I’ll Take Terrible Ideas for $1 Billion Dollars, Trebek

It’s just one of those days,  when you don’t wanna wake up… No seriously, it is, because if I didn’t get out of bed today, I would never have heard the news that CBS, the preferred network of the drooling, incontinent, and barely sentient TV watching masses (get it cause they’re fat?) of America has decided that giving Fred Durst a sitcom would be a killer idea. Get ready to have your mind gang raped in a mosh pit, thinking people:

Limp Bizkit frontman Fred Durst is looking to front his own comedy series next. Durst has signed his first ever TV deal with CBS and CBS TV Studios. Under the pact, he has partnered with CBS TV Studios-based producers Eric and Kim Tannenbaum on a half-hour comedy project, which he will star in and produce. The untitled comedy, sometimes referred to as Douchebag, has received a script commitment.

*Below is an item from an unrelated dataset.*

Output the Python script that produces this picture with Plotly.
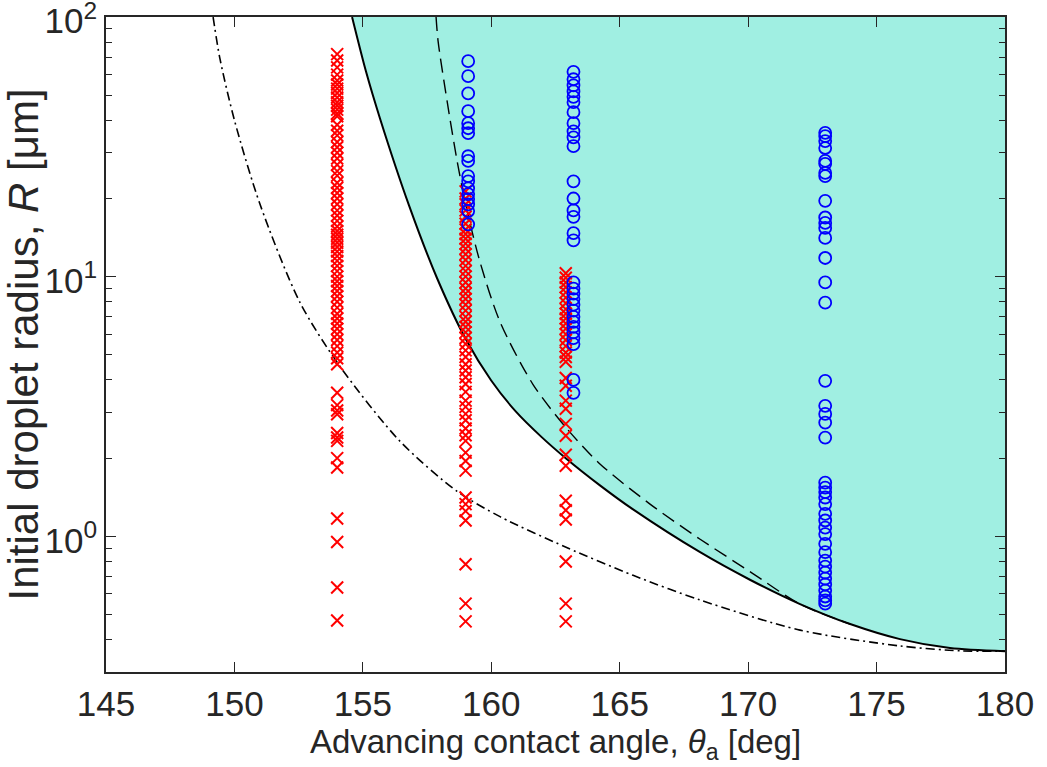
import plotly.graph_objects as go

# ---------------- data ----------------
X_RANGE = [145, 180]
Y_MIN, Y_MAX = 0.3, 100

x_ticks = [145, 150, 155, 160, 165, 170, 175, 180]
y_ticks = [1, 10, 100]
y_tick_text = ["10<sup>0</sup>", "10<sup>1</sup>", "10<sup>2</sup>"]
y_minor = [0.3, 0.4, 0.5, 0.6, 0.7, 0.8, 0.9, 2, 3, 4, 5, 6, 7, 8, 9,
           20, 30, 40, 50, 60, 70, 80, 90]

# solid boundary curve (edge of shaded region)
theta_solid = [154.58, 155.12, 155.67, 156.80, 157.89, 159.02, 159.99, 160.96, 161.94,
               162.91, 164.23, 165.52, 168.13, 170.07, 172.02, 173.97, 175.91, 177.86, 180.0]
R_solid = [100, 61.8, 40.6, 18.78, 9.86, 5.71, 3.99, 3.02, 2.42,
           1.994, 1.571, 1.269, 0.868, 0.680, 0.548, 0.459, 0.4016, 0.371, 0.3605]

# dashed curve
theta_dash = [157.85, 157.93, 158.28, 158.67, 159.02, 159.56, 160.34, 161.62, 162.91,
              164.23, 166.18, 168.13, 170.07, 172.02, 173.97]
R_dash = [100, 80.6, 47.4, 27.9, 18.7, 11.4, 6.70, 3.85, 2.62,
          1.90, 1.33, 0.974, 0.731, 0.548, 0.459]

# dash-dot curve
theta_dashdot = [149.17, 149.44, 150.02, 151.0, 152.55, 154.11, 156.45, 158.67, 160.34,
                 162.91, 165.52, 168.13, 172.02, 175.91, 178.25, 180.0]
R_dashdot = [100, 68.8, 39.4, 18.95, 7.96, 4.51, 2.32, 1.49, 1.19,
             0.907, 0.707, 0.568, 0.435, 0.378, 0.362, 0.361]

# red crosses
red_theta_154 = 154.0
red_R_154 = [72, 68, 64, 60, 57, 55, 53, 51, 49, 47, 45.5, 44, 42.5, 41.5, 38.5, 36.5,
             35, 33, 31.5, 30, 28.5, 27, 25.5, 24.5, 23, 22, 21, 20, 19, 18, 17.2, 16.4,
             15.6, 15.0, 14.5, 14.0, 13.5, 13.0, 12.5, 12.0, 11.5, 11.0, 10.5, 10.0, 9.6,
             9.2, 8.8, 8.4, 8.0, 7.6, 7.2, 6.9, 6.6, 6.3, 6.0, 5.7, 5.4, 5.1, 4.85, 4.6,
             3.57, 3.2, 3.05, 2.95, 2.5, 2.4, 2.33, 2.0, 1.84, 1.17, 0.95, 0.635, 0.474]
red_theta_159 = 159.0
red_R_159 = [21.3, 20, 19, 18, 17, 16, 15.2, 14.6, 14.0, 13.4, 12.8, 12.2, 11.6, 11.0,
             10.5, 10.0, 9.5, 9.0, 8.6, 8.2, 7.8, 7.4, 7.0, 6.7, 6.4, 6.1, 5.8, 5.5, 5.2,
             4.9, 4.6, 4.35, 4.1, 3.86, 3.6, 3.33, 3.15, 2.96, 2.8, 2.6, 2.45, 2.33, 2.1,
             1.95, 1.79, 1.41, 1.33, 1.25, 1.15, 0.78, 0.55, 0.47]
red_theta_163 = 162.9
red_R_163 = [10.3, 9.9, 9.5, 9.1, 8.7, 8.3, 7.9, 7.5, 7.2, 6.9, 6.6, 6.3, 6.0, 5.7, 5.4,
             5.1, 4.9, 4.7, 4.07, 3.8, 3.33, 3.1, 2.71, 2.44, 2.06, 1.87, 1.37, 1.26,
             1.16, 0.8, 0.55, 0.47]

# blue circles
blue_theta_159 = 159.1
blue_R_159 = [67.6, 59.2, 50.8, 43.4, 39, 37.3, 35.7, 29.1, 27.9, 24.4, 23.3, 21.9,
              20.8, 19.9, 19, 17.9, 15.9]
blue_theta_163 = 163.2
blue_R_163 = [61.5, 57.6, 54.6, 51.7, 49.3, 47, 43, 39, 36.3, 34.4, 31.8, 23.3, 20, 18,
              17, 14.7, 13.8, 9.5, 9.0, 8.6, 8.2, 7.8, 7.4, 7.0, 6.7, 6.4, 6.1, 5.8, 5.5,
              4.0, 3.57]
blue_theta_173 = 173.0
blue_R_173 = [35.8, 34.8, 33.3, 31.3, 27.9, 27.2, 25.1, 24.4, 19.6, 16.9, 16.1, 15.4,
              14.1, 11.8, 9.5, 7.94, 3.97, 3.18, 2.96, 2.74, 2.4, 1.61, 1.54, 1.48, 1.41,
              1.33, 1.22, 1.15, 1.08, 1.02, 0.935, 0.868, 0.806, 0.764, 0.725, 0.687,
              0.652, 0.618, 0.586, 0.566, 0.55]

# ---------------- styles ----------------
AX = "#262626"
FILL = "#A0EFE2"
FONT = "Liberation Sans, Arial, Helvetica, sans-serif"
SMOOTH = 0.8

fig = go.Figure()

# shaded region: between the solid curve and the top edge of the axes
fig.add_trace(go.Scatter(x=theta_solid, y=R_solid, mode="lines",
                         line=dict(width=0, color=FILL, shape="spline", smoothing=SMOOTH),
                         hoverinfo="skip", showlegend=False))
fig.add_trace(go.Scatter(x=[theta_solid[0], X_RANGE[1]], y=[Y_MAX, Y_MAX], mode="lines",
                         fill="tonexty", fillcolor=FILL, line=dict(width=0, color=FILL),
                         hoverinfo="skip", showlegend=False))

fig.add_trace(go.Scatter(x=theta_dashdot, y=R_dashdot, mode="lines",
                         line=dict(color="black", width=1.6, dash="9px,4px,2px,4px",
                                   shape="spline", smoothing=SMOOTH),
                         showlegend=False))
fig.add_trace(go.Scatter(x=theta_dash, y=R_dash, mode="lines",
                         line=dict(color="black", width=1.4, dash="14px,7px",
                                   shape="spline", smoothing=SMOOTH),
                         showlegend=False))
fig.add_trace(go.Scatter(x=theta_solid, y=R_solid, mode="lines",
                         line=dict(color="black", width=2, shape="spline", smoothing=SMOOTH),
                         showlegend=False))

red_marker = dict(symbol="x-thin-open", size=12, color="#FF0000",
                  line=dict(color="#FF0000", width=2))
for th, rr in [(red_theta_154, red_R_154), (red_theta_159, red_R_159),
               (red_theta_163, red_R_163)]:
    fig.add_trace(go.Scatter(x=[th] * len(rr), y=rr, mode="markers",
                             marker=red_marker, showlegend=False))

blue_marker = dict(symbol="circle-open", size=12, color="#0000FF",
                   line=dict(color="#0000FF", width=1.8))
for th, rr in [(blue_theta_159, blue_R_159), (blue_theta_163, blue_R_163),
               (blue_theta_173, blue_R_173)]:
    fig.add_trace(go.Scatter(x=[th] * len(rr), y=rr, mode="markers",
                             marker=blue_marker, showlegend=False))

fig.update_layout(
    width=1047, height=767, autosize=False,
    margin=dict(l=106, r=42, t=17, b=95, pad=0),
    plot_bgcolor="white", paper_bgcolor="white",
    font=dict(family=FONT, color=AX, size=34),
)
fig.update_xaxes(
    range=X_RANGE, tickvals=x_ticks, ticks="inside", ticklen=10, tickwidth=1.3,
    tickcolor=AX, showline=True, linecolor=AX, linewidth=1.6, mirror="ticks",
    showgrid=False, zeroline=False, ticklabeloverflow="allow", automargin=False,
    tickfont=dict(family=FONT, size=35, color=AX),
    title=dict(text="Advancing contact angle, <i>θ</i><sub>a</sub> [deg]",
               font=dict(family=FONT, size=33, color=AX), standoff=3),
)
fig.update_yaxes(
    type="log", range=[-0.5228787, 2.0002], tickvals=y_ticks, ticktext=y_tick_text,
    ticks="inside", ticklen=10, tickwidth=1.3, tickcolor=AX,
    minor=dict(tickmode="array", tickvals=y_minor, ticks="inside", ticklen=6,
               tickwidth=1.3, tickcolor=AX, showgrid=False),
    showline=True, linecolor=AX, linewidth=1.6, mirror="ticks",
    showgrid=False, zeroline=False, ticklabeloverflow="allow", automargin=False,
    ticklabelshift=4,
    tickfont=dict(family=FONT, size=35, color=AX),
    title=dict(text="Initial droplet radius, <i>R</i> [μm]",
               font=dict(family=FONT, size=42, color=AX), standoff=4),
)

fig.write_html("out.html")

It centers around a rock legend looking for balance between his high profile lifestyle and trying to raise a family. It will be written by Matthew Carlson (Mr. Sunshine) who will executive produce with the Tannenbaums.

DIEDIEDIEDIEDIE. We have been rid of Fred Durst for nearly a decade now, the last thing we needed to do was bring him back.This is why we can’t have nice things America! I’m just going to go find a chainsaw and skin my own ass raw because all faith I ever had in humanity has now officially been lost.